DDT has to be paid on profits that are defined as dividends. The company had not paid the tax in the financial year 2016-2017, reports said. The I-T department said Cognizant earned dividends by way of buyback– which is purchasing its own shares from shareholders in May 2016. The shareholders were a Mauritius-based company and an American company, which held 54 per cent and 46 per cent shares respectively. The company only deducted 10 per cent as tax on the remittances to the US company.
Meanwhile, Cognizant said it paid all applicable taxes related to its buyback transaction in 2016 and the Indian Income Tax Department’s (ITD) position is “contrary to law and without merit”.

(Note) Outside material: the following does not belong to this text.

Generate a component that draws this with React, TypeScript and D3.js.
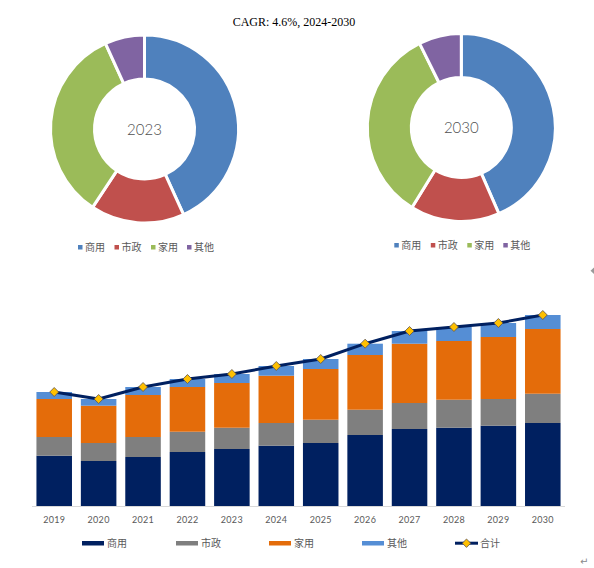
import React from "react";
import * as d3 from "d3";

const years = ["2019","2020","2021","2022","2023","2024","2025","2026","2027","2028","2029","2030"];
const commercial = [50.3, 45, 49, 54, 57, 60.3, 63, 71, 77, 78.3, 80.3, 83];
const municipal = [18.7, 18, 20, 20.3, 21.3, 22.7, 23.3, 25.3, 26, 28, 26.7, 29.3];
const household = [38, 37.3, 42, 44.7, 44.7, 47.3, 50.7, 54.7, 59.3, 58.7, 62, 64.7];
const others = [7, 6.7, 8, 8, 9, 9.7, 10, 11.3, 12.7, 14, 14, 14];
const seriesNames = ["商用", "市政", "家用", "其他"];
const totalName = "合计";
const title = "CAGR: 4.6%, 2024-2030";
const donutYears = ["2023", "2030"];

const barColors = ["#002060", "#7F7F7F", "#E46C0A", "#558ED5"];
const donutColors = ["#4F81BD", "#C0504D", "#9BBB59", "#8064A2"];

export default function App() {
  const series = [commercial, municipal, household, others];
  const totals = years.map((_, i) => series.reduce((s, a) => s + a[i], 0));

  const x = d3.scaleBand<string>().domain(years).range([32, 565]).paddingInner(0.2).paddingOuter(0.1);
  const y = d3.scaleLinear().domain([0, 200]).range([506, 306]);

  const rows = years.map((yr, i) => ({ yr, v: series.map(s => s[i]) }));
  const stack = d3.stack<any>().keys([0, 1, 2, 3] as any).value((d: any, k: any) => d.v[k]);
  const stacked = stack(rows);

  const line = d3.line<number>().x((_, i) => x(years[i])! + x.bandwidth() / 2).y(d => y(d));

  const pie = d3.pie<number>().sort(null).value(d => d);
  const arc = d3.arc<d3.PieArcDatum<number>>().innerRadius(50).outerRadius(94);

  const donuts = [
    { cx: 144.5, cy: 129, idx: years.indexOf(donutYears[0]), label: donutYears[0], legendX: 80, legendY: 247 },
    { cx: 461.3, cy: 127.5, idx: years.indexOf(donutYears[1]), label: donutYears[1], legendX: 396.3, legendY: 245 },
  ];
  const donutLegendOffsets = [0, 36.5, 73, 109];

  const bottomLegend = [
    { x: 82, name: seriesNames[0], color: barColors[0] },
    { x: 176, name: seriesNames[1], color: barColors[1] },
    { x: 269, name: seriesNames[2], color: barColors[2] },
    { x: 362, name: seriesNames[3], color: barColors[3] },
  ];

  return (
    <svg width={594} height={568} style={{ position: "absolute", left: 0, top: 0, background: "#fff" }}>
      <text x={294} y={26} textAnchor="middle" fontFamily="Liberation Serif" fontSize={12} fill="#000">{title}</text>

      {donuts.map((dn, di) => {
        const vals = series.map(s => s[dn.idx]);
        const arcs = pie(vals);
        return (
          <g key={di}>
            <g transform={`translate(${dn.cx},${dn.cy})`}>
              {arcs.map((a, i) => (
                <path key={i} d={arc(a)!} fill={donutColors[i]} stroke="#fff" strokeWidth={3} />
              ))}
              <text x={0} y={5.5} textAnchor="middle" fontFamily="Lato" fontWeight={300} fontSize={15} fill="#505050">{dn.label}</text>
            </g>
            {seriesNames.map((n, i) => (
              <g key={n} transform={`translate(${dn.legendX + donutLegendOffsets[i]},${dn.legendY})`}>
                <rect x={-2} y={-2} width={4.5} height={4.5} fill={donutColors[i]} />
                <text x={5} y={3.5} fontFamily="Noto Sans CJK SC" fontSize={10} fill="#595959">{n}</text>
              </g>
            ))}
          </g>
        );
      })}

      {stacked.map((layer, li) => (
        <g key={li} fill={barColors[li]}>
          {layer.map((d, i) => (
            <rect key={i} x={x(years[i])} y={y(d[1])} width={x.bandwidth()} height={y(d[0]) - y(d[1])} />
          ))}
        </g>
      ))}

      <line x1={32} x2={565} y1={506.5} y2={506.5} stroke="#D9D9D9" strokeWidth={1} />

      <path d={line(totals)!} fill="none" stroke="#002060" strokeWidth={3} strokeLinejoin="round" />
      {totals.map((t, i) => {
        const cx = x(years[i])! + x.bandwidth() / 2;
        const cy = y(t);
        return (
          <path key={i} d={`M${cx},${cy - 4.5}L${cx + 4.5},${cy}L${cx},${cy + 4.5}L${cx - 4.5},${cy}Z`} fill="#FFC000" stroke="#5a5050" strokeWidth={0.8} />
        );
      })}

      {years.map(yr => (
        <text key={yr} x={x(yr)! + x.bandwidth() / 2} y={523} textAnchor="middle" fontFamily="Lato" fontSize={9} letterSpacing={0.3} fill="#595959">{yr}</text>
      ))}

      {bottomLegend.map(l => (
        <g key={l.name}>
          <rect x={l.x} y={541} width={22} height={4.5} fill={l.color} />
          <text x={l.x + 25} y={547} fontFamily="Noto Sans CJK SC" fontSize={10} fill="#595959">{l.name}</text>
        </g>
      ))}
      <g>
        <line x1={455} x2={478} y1={543.2} y2={543.2} stroke="#002060" strokeWidth={3} />
        <path d="M466.5,539L470.7,543.2L466.5,547.4L462.3,543.2Z" fill="#FFC000" stroke="#5a5050" strokeWidth={0.8} />
        <text x={480} y={547} fontFamily="Noto Sans CJK SC" fontSize={10} fill="#595959">{totalName}</text>
      </g>

      <path d="M594,267.5L590.5,270.7L594,274Z" fill="#9a9a9a" />
      <text x={580} y={565} fontFamily="DejaVu Sans" fontSize={10} fill="#8a8a8a">↵</text>
    </svg>
  );
}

The tech giant’s comments follow ITD’s freezing its certain bank accounts in the country over a dispute on payment of dividend distribution tax (DDT) running into hundreds of crores.
Cognizant said it will “continue to vigorously defend itself and will pursue all available legal remedies”.
In an e-mailed statement, a Cognizant spokesperson said the company’s business operations and its work with clients were “not impacted by actions recently attempted by the Income Tax Department”.
The spokesperson said the Chennai High Court heard the matter yesterday and has instructed the ITD not to take further action pending hearings.
“The company believes that the positions taken by the Indian Income Tax Department are contrary to law and without merit. Cognizant has paid all applicable taxes due on the transaction at issue,” the statement added.